Motor neuron degeneration in the spinal cord and hypoglossal nucleus. Representative motor neurons from (A) the anterior horn of the cervical spinal cord and (B) the hypoglossal nucleus of the brainstem from Atxn1^154Q/+ mice and age-matched wild-type control mice at 1, 3 and 6 months of age, stained with Hematoxylin and Eosin. Arrowheads point to typical healthy motor neurons, which are pyramidal in shape. By contrast, motor neurons in the Atxn1^154Q/+ mice (arrows) become rounded and small by 6 months of age. Scale bar: 50 μm.

Fig. 3.

Reactive astrocytosis in motor neuron areas of aged Atxn1^154Q/+ mice. Diaminobenzidine (DAB) immunohistochemistry was performed with an antibody against glial fibrillary astrocyte protein in paraffin-embedded tissue from Atxn1^154Q/+ mice and age-matched wild-type control mice at 1, 3 and 6 months of age. Arrowheads highlight astrocytes in areas of healthy motor neurons. By 6 months of age, the Atxn1^154Q/+ astrocytes show a significant increase in density as well as notable reactive hypertrophy (arrows) in (A) the anterior horn of the cervical spinal cord and (B) the hypoglossal nucleus of the brainstem. Astrocyte density was determined by counting the number of astrocytes per region of interest (ROI, defined as an area of 46,225 μm²). Bars illustrate the mean number of astrocytes per ROI±standard deviation. Statistical significance between all groups and Atxn1^154Q/+ mice at 6 months was demonstrated using a two-way ANOVA (genotype×age), followed by a Tukey-Kramer post-hoc analysis (*P<0.05, n=3 mice per group). Scale bar: 50 μm.

Fig. 4.

Age-dependent formation of Atxn1 nuclear inclusions in motor neurons of Atxn1^154Q/+ mice. Representative motor neurons from (A) the anterior horn of the cervical spinal cord and (B) the hypoglossal nucleus of the brainstem. DAB immunohistochemistry was performed with an antibody against Atxn1 in paraffin-embedded tissue from Atxn1^154Q/+ mice and age-matched wild-type control mice at 1, 3 and 6 months of age.
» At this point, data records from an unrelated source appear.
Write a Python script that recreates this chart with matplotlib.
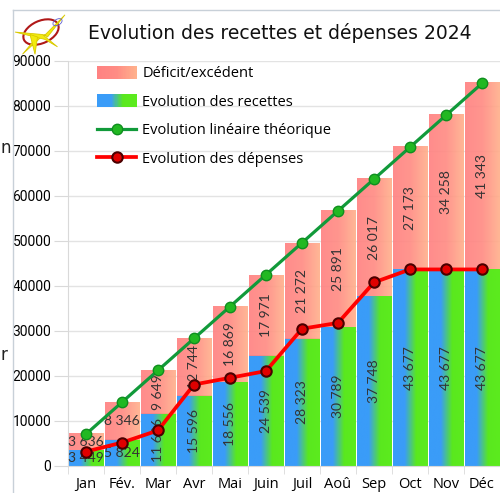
import matplotlib
matplotlib.use('Agg')
import matplotlib.pyplot as plt
import numpy as np
from matplotlib.colors import LinearSegmentedColormap
from matplotlib.legend_handler import HandlerBase
from matplotlib.patches import Rectangle, Ellipse, Polygon

mois = ['Jan', 'Fév.', 'Mar', 'Avr', 'Mai', 'Juin', 'Juil', 'Aoû', 'Sep',
        'Oct', 'Nov', 'Déc']
recettes = [3449, 5824, 11606, 15596, 18556, 24539, 28323, 30789, 37748,
            43677, 43677, 43677]
deficit = [3636, 8346, 9649, 12744, 16869, 17971, 21272, 25891, 26017,
           27173, 34258, 41343]
lineaire = [7085, 14170, 21255, 28340, 35425, 42510, 49595, 56680, 63765,
            70850, 77935, 85020]
depenses = [3200, 5200, 7900, 18100, 19600, 21100, 30500, 31800, 40800,
            43677, 43677, 43677]
horizontal_labels = ['Jan', 'Fév.']

BLUE_GREEN = ['#3a9cf8', '#3a9cf8', '#5ae81e', '#5ceb1e']
PINK_ORANGE = ['#ff8282', '#ff8c84', '#ffb08c']

cmap_rec = LinearSegmentedColormap.from_list('rec', BLUE_GREEN)
cmap_def = LinearSegmentedColormap.from_list('def', PINK_ORANGE)
grad = np.linspace(0, 1, 64).reshape(1, -1)


class GradientHandler(HandlerBase):
    def __init__(self, cmap):
        super().__init__()
        self.cmap = cmap

    def create_artists(self, legend, orig_handle, xdescent, ydescent,
                       width, height, fontsize, trans):
        n = 30
        arts = []
        for k in range(n):
            arts.append(Rectangle((-xdescent + width * k / n, -ydescent),
                                  width / n + 0.3, height,
                                  facecolor=self.cmap(k / (n - 1)),
                                  edgecolor='none', transform=trans))
        return arts


def fmt(v):
    return f'{v:,}'.replace(',', ' ')


fig = plt.figure(figsize=(5.0, 4.93), dpi=100)
ax = fig.add_axes([0.136, 0.0548, 0.864, 0.8215])

x = np.arange(len(mois))
w = 0.485
for i in x:
    ax.imshow(grad, cmap=cmap_rec, aspect='auto', zorder=2,
              extent=[i - w, i + w, 0, recettes[i]])
    ax.imshow(grad, cmap=cmap_def, aspect='auto', zorder=2, alpha=0.92,
              extent=[i - w, i + w, recettes[i], recettes[i] + deficit[i]])

lab_font = dict(fontsize=10, color='#333333', family='Lato', zorder=3,
                ha='center', va='center')
for i in x:
    rot = 0 if mois[i] in horizontal_labels else 90
    ax.text(i, recettes[i] / 2, fmt(recettes[i]), rotation=rot, **lab_font)
    ax.text(i, recettes[i] + deficit[i] / 2, fmt(deficit[i]), rotation=rot,
            **lab_font)

lin_style = dict(color='#119a3a', lw=2.3, marker='o', ms=7.5,
                 mfc='#22b822', mec='#0f8f1f', mew=1)
dep_style = dict(color='#ff0000', lw=2.7, marker='o', ms=7.5,
                 mfc='#e00000', mec='#4a0000', mew=1.5)
ax.plot(x, lineaire, zorder=4, **lin_style)
ax.plot(x, depenses, zorder=5, **dep_style)

h_def = Rectangle((0, 0), 1, 1)
h_rec = Rectangle((0, 0), 1, 1)
h_lin, = ax.plot([], [], **lin_style)
h_dep, = ax.plot([], [], **dep_style)
leg = ax.legend([h_def, h_rec, h_lin, h_dep],
                ['Déficit/excédent', 'Evolution des recettes',
                 'Evolution linéaire théorique', 'Evolution des dépenses'],
                handler_map={h_def: GradientHandler(cmap_def),
                             h_rec: GradientHandler(cmap_rec)},
                loc='upper left', bbox_to_anchor=(0.037, 1.021),
                frameon=False, handlelength=2.7, handleheight=1.0,
                labelspacing=0.9, handletextpad=0.4,
                prop={'family': 'Open Sans', 'size': 10.5})
leg.set_zorder(6)

ax.set_xlim(-0.5, 11.5)
ax.set_ylim(0, 90000)
ax.set_yticks(np.arange(0, 90001, 10000))
ax.set_xticks(x)
ax.set_xticklabels(mois, family='Open Sans', fontsize=10.5)
for t in ax.get_yticklabels():
    t.set_family('Roboto')
    t.set_fontsize(10)
ax.set_xticks(np.arange(-0.5, 12, 1), minor=True)
ax.tick_params(axis='x', which='major', length=0, pad=8)
ax.tick_params(axis='x', which='minor', length=6, color='#d9d9d9')
ax.tick_params(axis='y', length=10, color='#d9d9d9', pad=2)
ax.grid(axis='y', color='#e3e3e3', lw=1, zorder=0)
ax.set_axisbelow(True)
for s in ['top', 'right']:
    ax.spines[s].set_visible(False)
for s in ['left', 'bottom']:
    ax.spines[s].set_color('#d9d9d9')

fig.text(0.56, 0.933, 'Evolution des recettes et dépenses 2024',
         ha='center', va='center', fontsize=13.5, color='#111111',
         family='DejaVu Sans')

# cadre et logo
fig.add_artist(plt.Line2D([0.026, 0.026], [0.0, 0.98], color='#c8d0d8',
                          lw=1, transform=fig.transFigure))
fig.add_artist(plt.Line2D([0.026, 1.0], [0.98, 0.98], color='#c8d0d8',
                          lw=1, transform=fig.transFigure))
fig.add_artist(Ellipse((0.082, 0.935), 0.075, 0.045, angle=25, fill=False,
                       ec='#b01818', lw=1.5, transform=fig.transFigure))
fig.add_artist(Polygon([[0.045, 0.89], [0.078, 0.93], [0.086, 0.925],
                        [0.13, 0.97], [0.095, 0.925], [0.088, 0.93]],
                       closed=True, fc='#f2ea10', ec='#d8c800', lw=0.6,
                       transform=fig.transFigure))
fig.add_artist(Polygon([[0.03, 0.935], [0.085, 0.93], [0.115, 0.905],
                        [0.09, 0.92]], closed=True, fc='#f2ea10',
                       ec='#d8c800', lw=0.6, transform=fig.transFigure))
fig.add_artist(Polygon([[0.06, 0.93], [0.07, 0.89], [0.075, 0.925]],
                       closed=True, fc='#f2ea10', ec='#d8c800', lw=0.6,
                       transform=fig.transFigure))
fig.add_artist(Ellipse((0.115, 0.955), 0.02, 0.012, angle=30, fill=False,
                       ec='#6060d0', lw=0.6, transform=fig.transFigure))
fig.text(0.002, 0.69, 'n', fontsize=12, color='#222222')
fig.text(0.002, 0.27, 'r', fontsize=12, color='#222222')

fig.savefig('out.png', dpi=100)
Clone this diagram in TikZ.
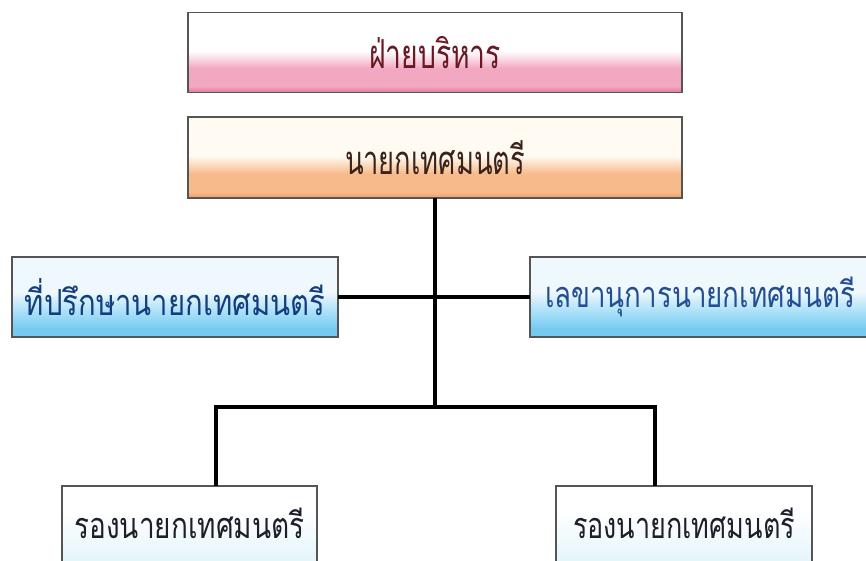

Motor neurons in the Atxn1^154Q/+ mice develop sparse, small nuclear aggregates at 3 months of age, which increase in size and frequency by 6 months of age (arrows). Scale bar: 10 μm. (C) Quantification of the number of motor neurons with detectable nuclear aggregates of Atxn1 protein in Atxn1^154Q/2 mice at 40× magnification. A total of 100-200 motor neurons were counted per animal and averages calculated for three mice per group. Bars illustrate mean±s.d. for each group. Statistical significance between 3 and 6 months for spinal cord (#) and brainstem (*) was demonstrated using a two-tailed Student's t-test (P<0.05).